As previously noted, in a post titled Founders At Work: Flexible Approaches to Entrepreneurial Business Models, I explored the need for flexible business models in web publishing and, though I didn't fully articulate the point, this idea can be applied even to the thematic focus of a blog written as a form of self-expression.
Today I completed a short post titled Julia Angwin's Stealing MySpace: Expanded Notions of Web Publishing that uses a book about MySpace as a starting point to consider the fairly simple idea that social networks can be considered web publishing platforms that move us towards new perspectives in what constitutes digital publishing. Such perspectives are further expanded by widgets and even by iPhone apps.

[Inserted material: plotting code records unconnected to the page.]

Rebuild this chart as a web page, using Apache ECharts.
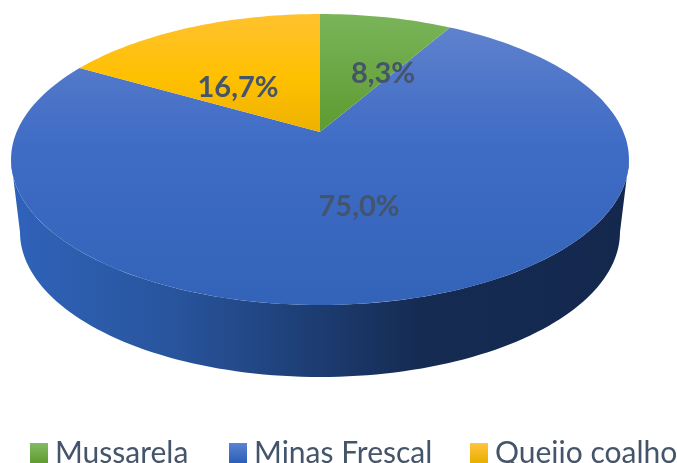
<!DOCTYPE html>
<html><head><meta charset="utf-8">
<style>html,body{margin:0;padding:0;background:#fff}#c{width:677px;height:463px}</style>
<script src="https://cdn.jsdelivr.net/npm/echarts@6/dist/echarts.min.js"></script>
</head><body><div id="c"></div>
<script>
const categories = ['Mussarela', 'Minas Frescal', 'Queijo coalho'];
const values = [8.3, 75.0, 16.7];
const labelText = ['8,3%', '75,0%', '16,7%'];

const gradients = [
  [[0, '#7ab45a'], [1, '#5e9b30']],
  [[0, '#5f82cd'], [0.18, '#5077c9'], [0.42, '#3f6cc5'], [1, '#3363b9']],
  [[0, '#ffc22e'], [0.55, '#ffc000'], [1, '#edb200']]
];
const legendGradients = [
  [[0, '#84bb63'], [1, '#5f9c30']],
  [[0, '#5a83d2'], [1, '#2c5eb6']],
  [[0, '#ffc53d'], [1, '#e8ae00']]
];
const labelSpot = [[383, 74], [359, 207], [238, 88]];
const legendLeft = [25, 224, 465];

const apex = { x: 320, y: 132 }, base = { x: 320, y: 204.6 };
const tilt = 0.189, topW = 303.4, topH = 140.3, botW = 294.6, botH = 139.8;
const rim = (c, w, h, deg) => {
  const t = deg * Math.PI / 180, u = Math.sin(t), v = -Math.cos(t), d = 1 - tilt * v;
  return [c.x + w * u / d, c.y + h * v / d];
};
const arc = (c, w, h, a, b) => {
  const pts = [], n = Math.max(2, Math.ceil((b - a) / 1.5));
  for (let i = 0; i <= n; i++) pts.push(rim(c, w, h, a + (b - a) * i / n));
  return pts;
};
const grad = (stops, horizontal) => ({
  type: 'linear', x: 0, y: 0, x2: horizontal ? 1 : 0, y2: horizontal ? 0 : 1,
  colorStops: stops.map(s => ({ offset: s[0], color: s[1] }))
});
const wallStops = [[0, '#2f63ba'], [0.27, '#28549c'], [0.47, '#1e3f76'], [0.66, '#152b52'], [1, '#14284e']];
const visFrom = 100.9, visTo = 259.1;
const total = values.reduce((a, b) => a + b, 0);

const starts = [];
values.reduce((acc, v, i) => { starts[i] = acc; return acc + v; }, 0);

const series = categories.map((name, i) => ({
  type: 'custom', name, coordinateSystem: 'none', z: i === 1 ? 1 : 2, clip: false, silent: true,
  data: [values[i]],
  renderItem: (params, api) => {
    const a = starts[i] / total * 360, b = (starts[i] + api.value(0)) / total * 360;
    const kids = [];
    const wa = Math.max(a, visFrom), wb = Math.min(b, visTo);
    if (wb > wa) {
      const top = arc(apex, topW, topH, wa, wb), bot = arc(base, botW, botH, wa, wb).reverse();
      kids.push({ type: 'polygon', shape: { points: top.concat(bot) }, style: { fill: grad(wallStops, true) } });
    }
    kids.push({ type: 'polygon', shape: { points: [[apex.x, apex.y]].concat(arc(apex, topW, topH, a, b)) },
      style: { fill: grad(gradients[i], false) } });
    kids.push({ type: 'text', z2: 10, style: { text: labelText[i], x: labelSpot[i][0], y: labelSpot[i][1],
      align: 'center', verticalAlign: 'middle', fill: '#44546a', font: 'bold 29px Lato' } });
    return { type: 'group', children: kids };
  }
}));

const chart = echarts.init(document.getElementById('c'), null, { renderer: 'canvas' });
chart.setOption({
  animation: false,
  legend: categories.map((name, i) => ({
    left: legendLeft[i], top: 433, width: 300, icon: 'rect', itemWidth: 18, itemHeight: 20, selectedMode: false,
    textStyle: { color: '#44546a', fontFamily: 'Lato', fontSize: 30, padding: [0, 0, 2, 2] },
    data: [{ name, itemStyle: { color: grad(legendGradients[i], false) } }]
  })),
  series
});
</script></body></html>
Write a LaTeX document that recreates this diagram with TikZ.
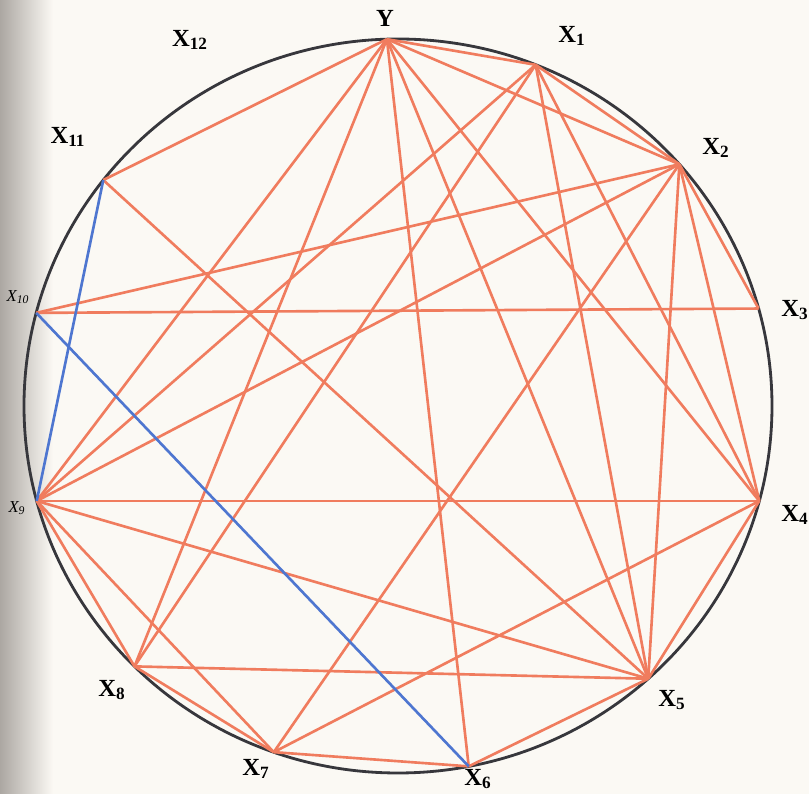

As I note towards the end of that post, simple ideas are often dismissed as obvious but the masters of the obvious often reveal themselves to have missed the point when they themselves act. Newspaper publishers are a particularly strong example of businesses filled with smart people who regularly have difficulty understanding the relevance of fairly simple conceptual shifts that have resulted in a complex media environment.
Be that as it may, I continue to work out some basic ideas that have been important to me at This Business of Blogging and I hope some of you will find them of interest.